# Where would you around Valencia and going south please?



## hblewett (Jan 28, 2008)

As a first-timer to Spain in winter, I would appreciate any suggestions as to good places to stop Around Valencia and further south. We are leaving this time next week and will be in Spain 4-5 weeks. Any suggestions from those with first-hand knowledge would be greatly appreciated


----------



## NeilandDebs (Aug 28, 2008)

*Spain*

Good morning

I would only suggest that you get a book from VicariousBooks.co.uk. 
They will have a book for campsites and aires. I have the one for aires and when I leave Morocco I will find out how good it is.
Hope this helps!

Neil


----------



## peedee (May 10, 2005)

My ACSI book shows a site called Coll Vert about 6Kms south. I may stop there on the way back if I do I will let you know what it is like.

peedee


----------



## Bryandh (Oct 6, 2010)

Have a trawl thru Campsite Reviews on this web site. Stayed here in January this year great site, good location, lots to see and do, take ACSI...cost €15 plus electric (after daily usage).
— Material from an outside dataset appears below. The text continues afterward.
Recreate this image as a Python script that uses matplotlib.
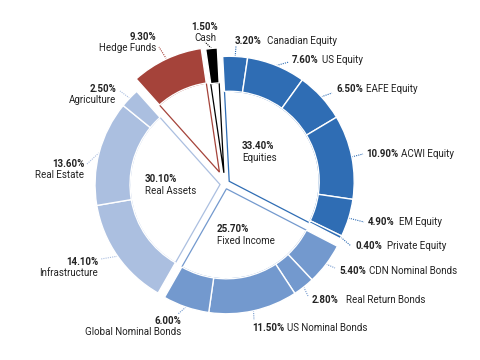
import numpy as np
import matplotlib
matplotlib.use("Agg")
import matplotlib.pyplot as plt
from matplotlib.patches import Wedge

plt.rcParams['font.family'] = ['Roboto', 'DejaVu Sans']

# data: groups clockwise from 12 o'clock
groups = ['Equities', 'Fixed Income', 'Real Assets', 'Hedge Funds', 'Cash']
group_values = [33.40, 25.70, 30.10, 9.30, 1.50]
group_colors = ['#2f6db4', '#7399ce', '#abbfe0', '#a5433a', '#000000']

sub_labels = [
    ['Canadian Equity', 'US Equity', 'EAFE Equity', 'ACWI Equity', 'EM Equity', 'Private Equity'],
    ['CDN Nominal Bonds', 'Real Return Bonds', 'US Nominal Bonds', 'Global Nominal Bonds'],
    ['Infrastructure', 'Real Estate', 'Agriculture'],
    ['Hedge Funds'],
    ['Cash'],
]
sub_values = [
    [3.20, 7.60, 6.50, 10.90, 4.90, 0.40],
    [5.40, 2.80, 11.50, 6.00],
    [14.10, 13.60, 2.50],
    [9.30],
    [1.50],
]

# layout (pixels in a 480x360 figure)
CX, CY, SCALE = 225, 184, 125.0
START = 93.0
explode = [0.04, 0.04, 0.04, 0.105, 0.09]
R_OUT, R_IN = 1.0, 0.72

# label placement: (x, y, style, name x) in pixels; 'l' = one line, 'r'/'c' = two lines
sub_label_pos = [
    [(235, 41, 'l', 267), (292, 60, 'l', 322), (336, 89, 'l', 366),
     (366, 154, 'l', 401), (368, 222, 'l', 399), (355, 246, 'l', 387)],
    [(339, 271, 'l', 369), (312, 300, 'l', 346), (252, 328, 'l', 287), (181, 321, 'r', None)],
    [(98, 262, 'r', None), (84, 164, 'r', None), (116, 89, 'r', None)],
    [(156, 37, 'r', None)],
    [(205, 27, 'c', None)],
]
leader_ends = [
    [(236, 46), (289, 62), (332, 93), (363, 154), (364, 222), (351, 246)],
    [(335, 268), (308, 296), (254, 320), (178, 314)],
    [(101, 259), (87, 164), (120, 91)],
    [(159, 47)],
    [(205, 42)],
]
group_label_pos = [(242, 146), (217, 229), (145, 179), None, None]


def d(px, py):
    return (px - CX) / SCALE, (CY - py) / SCALE


fig = plt.figure(figsize=(4.8, 3.6), dpi=100)
ax = fig.add_axes([0, 0, 1, 1])
ax.set_xlim(-CX / SCALE, (480 - CX) / SCALE)
ax.set_ylim(-(360 - CY) / SCALE, CY / SCALE)
ax.axis('off')

total = sum(sum(v) for v in sub_values)
deg = 360.0 / total
txt = '#222222'
fs = 7

angle = START
for gi, g in enumerate(groups):
    gsum = sum(sub_values[gi])
    g_start = angle
    g_end = angle - gsum * deg
    mid = np.radians((g_start + g_end) / 2)
    cx, cy = explode[gi] * np.cos(mid), explode[gi] * np.sin(mid)
    col = group_colors[gi]

    # inner white sector with coloured outline
    ax.add_patch(Wedge((cx, cy), R_IN, g_end, g_start, facecolor='white',
                       edgecolor=col, lw=0.9, zorder=1))

    a = g_start
    for si, v in enumerate(sub_values[gi]):
        a2 = a - v * deg
        ax.add_patch(Wedge((cx, cy), R_OUT, a2, a, width=R_OUT - R_IN,
                           facecolor=col, edgecolor='white', lw=1.0, zorder=2))
        # leader line
        m = np.radians((a + a2) / 2)
        x0, y0 = cx + 1.0 * np.cos(m), cy + 1.0 * np.sin(m)
        ex, ey = d(*leader_ends[gi][si])
        ax.plot([x0, ex], [y0, ey], ls=(0, (1, 1)), color=col, lw=0.8, zorder=1)

        # label
        lx, ly, style, nx = sub_label_pos[gi][si]
        pct = f'{v:.2f}%'
        name = sub_labels[gi][si]
        if style == 'l':
            ax.text(*d(lx, ly), pct, ha='left', va='center', fontsize=fs,
                    fontweight='bold', color=txt)
            ax.text(*d(nx, ly), name, ha='left', va='center', fontsize=fs, color=txt)
        else:
            ha = 'right' if style == 'r' else 'center'
            ax.text(*d(lx, ly), pct, ha=ha, va='center', fontsize=fs,
                    fontweight='bold', color=txt)
            ax.text(*d(lx, ly + 11), name, ha=ha, va='center', fontsize=fs, color=txt)
        a = a2

    if group_label_pos[gi] is not None:
        gx, gy = group_label_pos[gi]
        ax.text(*d(gx, gy), f'{group_values[gi]:.2f}%', ha='left', va='center',
                fontsize=fs, fontweight='bold', color=txt)
        ax.text(*d(gx, gy + 12), g, ha='left', va='center', fontsize=fs, color=txt)

    angle = g_end

fig.savefig('out.png', dpi=100)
http://www.motorhomefacts.com/modules.php?name=Campsites&op=display_results&csid=7623


----------



## erneboy (Feb 8, 2007)

As already suggested there are numerous sites and an increasing number of Aires. I know that all the Aires people know about (which I am confident is all there are) are in the database. 

It rather depends on what your preferences are. If you want to be near the sea it will be mainly camp sites and if you don't mind going inland a bit there are pretty well enough Aires these days. If you can manage with basic facilities then Aires may suit you. If you want more then it's camp sites.

There is also plenty of wild camping but you may be moved, Alan.


----------



## Jackomet (Apr 6, 2008)

HB
There are two good sites in (in ACSI book) Benicasim Azaha and Bonterra Park, both , we stayed at both.(http://www.eurocampings.co.uk/en/europe/spain/valencia/)
Valencial is a €7 train ride (50 mins) from there, plan on 3 trips if you want to see everything, get a day pass bus ticket, gives discount into Bio Park (a must) plus others.
Knock yourselves out.
JK


----------



## Mike48 (May 1, 2005)

Azahar and Bonterra Park at Benicassim and Kiko Park at Oliva in ACSI book.


----------



## hireme (Sep 10, 2010)

Hi
Eurocamping in Oliva....Outstanding.......Am I jealous.....Yep


----------



## peedee (May 10, 2005)

Jackomet said:


> HB
> There are two good sites in (in ACSI book) Benicasim Azaha and Bonterra Park, both , we stayed at both.(http://www.eurocampings.co.uk/en/europe/spain/valencia/)
> Valencial is a €7 train ride (50 mins) from there, plan on 3 trips if you want to see everything, get a day pass bus ticket, gives discount into Bio Park (a must) plus others.
> Knock yourselves out.
> JK


If you have a dog you cannot use busses and to travel by tain the dog has to be caged.

peedee


----------



## 113016 (Jun 5, 2008)

I certainly would not recommend parking on one of the Autoroute service areas around Valencia as they are well known crime hot spots.
If you do need to stop at one of these, make sure that someone stays with the vehicle.


----------